Airplane Math: What Pilots Need to Know for Takeoff
Before a plane takes to the sky, its pilots need to do some serious math to make sure it can get where it's supposed to go.
These days that number-crunching is handled by a computer. Richard Anderson, director of the Eagle Flight Research Center at Embry-Riddle Aeronautical University, walked me through some of the metrics a pilot needs to know before a flight can depart.
Maximum takeoff and landing weight
Planes don’t have an unlimited carrying capacity. If they’re too heavy, they simply cannot fly. Based on the weather and other external factors, a plane’s maximum takeoff weight is the first thing those computers calculate. Everything that gets brought aboard is tallied by weight and the total has to remain below the maximum for takeoff.
Planes also usually can’t land fully laden. The landing gear isn’t strong enough to absorb the impact of a totally full plane hitting the runway. And, remember that fuel is a major component toward a plane’s overall weight. That’s why, if an emergency happens early in the flight, pilots often have to dump fuel before they can return to the airport, or circle for a long enough time to burn off enough fuel. (Some planes are equipped with fuel-venting nozzles; others, particularly smaller ones, are not.)
Fuel weight
Planes are generally required to have enough fuel to get to their destination, plus sufficient reserves to get to an alternate airport in the event of an emergency (and then 45 more minutes of flying beyond that).
Unlike in your car, where gas is measured in gallons or liters, airplane fuel is calculated in pounds and the total fuel load is usually the first thing counted toward the maximum takeoff weight.
“If you’re looking at a full flight, you would put the minimum fuel on board that you’re legally required to have and then you would take as many people as you can” (and their baggage or cargo) until you get to the maximum takeoff weight, Anderson said.
Passenger and baggage weight
I’m lumping these together because they have a key commonality: The actual weight of you and your bags doesn’t matter when it comes to these calculations
Unless you’re flying on a tiny “puddle-jumper” plane, airlines use a standard, assumed weight for their passengers and the baggage that comes aboard.

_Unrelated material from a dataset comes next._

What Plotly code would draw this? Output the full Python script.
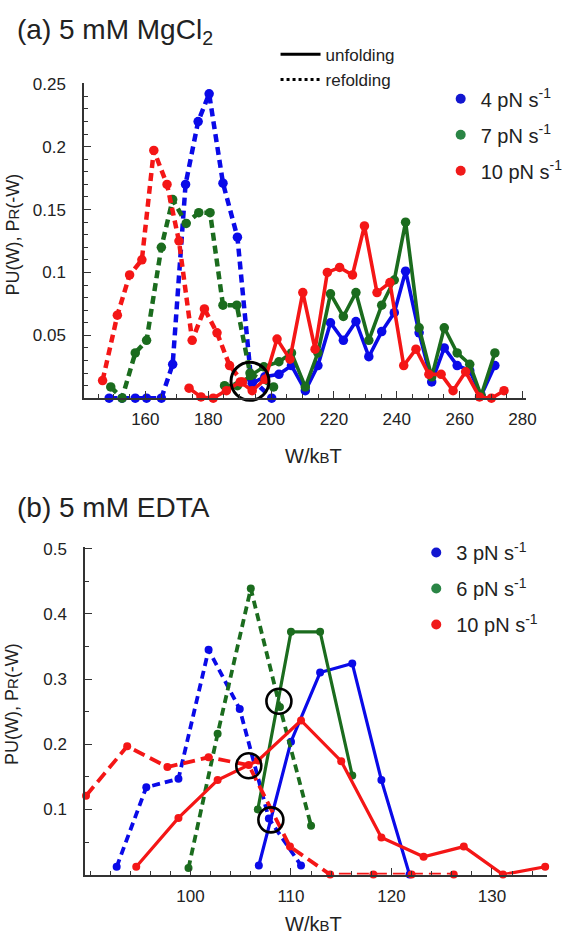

“Unless it’s a small airliner where statistics would not be in their favor, they’re mostly weighing your bags to extract money from you,” Anderson said. “If you have way too many bags over 50 pounds, maybe that would flag something, but in big airliners they just use statistics.”
The Federal Aviation Administration in 2005 outlined the weight standards that airlines should use: 200 pounds for an adult male passenger, 179 pounds for an adult female passenger and 82 pounds for a child between the ages of 2 and 13. Those numbers include an estimated 16 pounds per person of carry-on baggage, and are all revised upwards by five pounds in the winter to account for heavier clothing. For checked baggage, the standard average weight is 30 pounds.
Cargo weight
The last component of a plane’s maximum weight is its cargo. Many passenger airlines fly cargo in the hold along with their customers’ bags. And, of course, planes that operate on behalf of couriers like FedEx or UPS fly all sorts of items all over the world.
According to Anderson, cargo, unlike passenger luggage, is usually weighed directly for takeoff calculations, because there’s too much variability in what can be shipped.
Balance
Passengers, bags and cargo can’t just be loaded on willy-nilly. If too much weight is concentrated in one part of the aircraft, it can affect the pilot’s ability to control the plane. So, the supercomputers also calculate how everything has to be distributed.
V1, Vr
Once the pilots are satisfied that the plane is maximally full but also light enough to still fly, they’re ready to hurtle down the runway.
There are two more things that they need to know, however, in order to get airborne: V1 is the go/no-go speed. It’s the last moment at which a plane has enough room on the runway to reject its takeoff.
“If you are above V1 and you lose an engine and you’re still on the ground, it takes less room to continue to takeoff with the engines that are still good,” Anderson said. So, below V1, a takeoff can be rejected; above it, the flight must lift off.
And Vr, or rotation speed, is when that happens –- it’s the speed at which the front landing gear wheels can come off the ground.
Reader, you now know what it takes to take off, but don't try it unless you have a license.
This story has been edited to clarify the speed at which an airplane's wheels leave the ground is called Vr, not V2.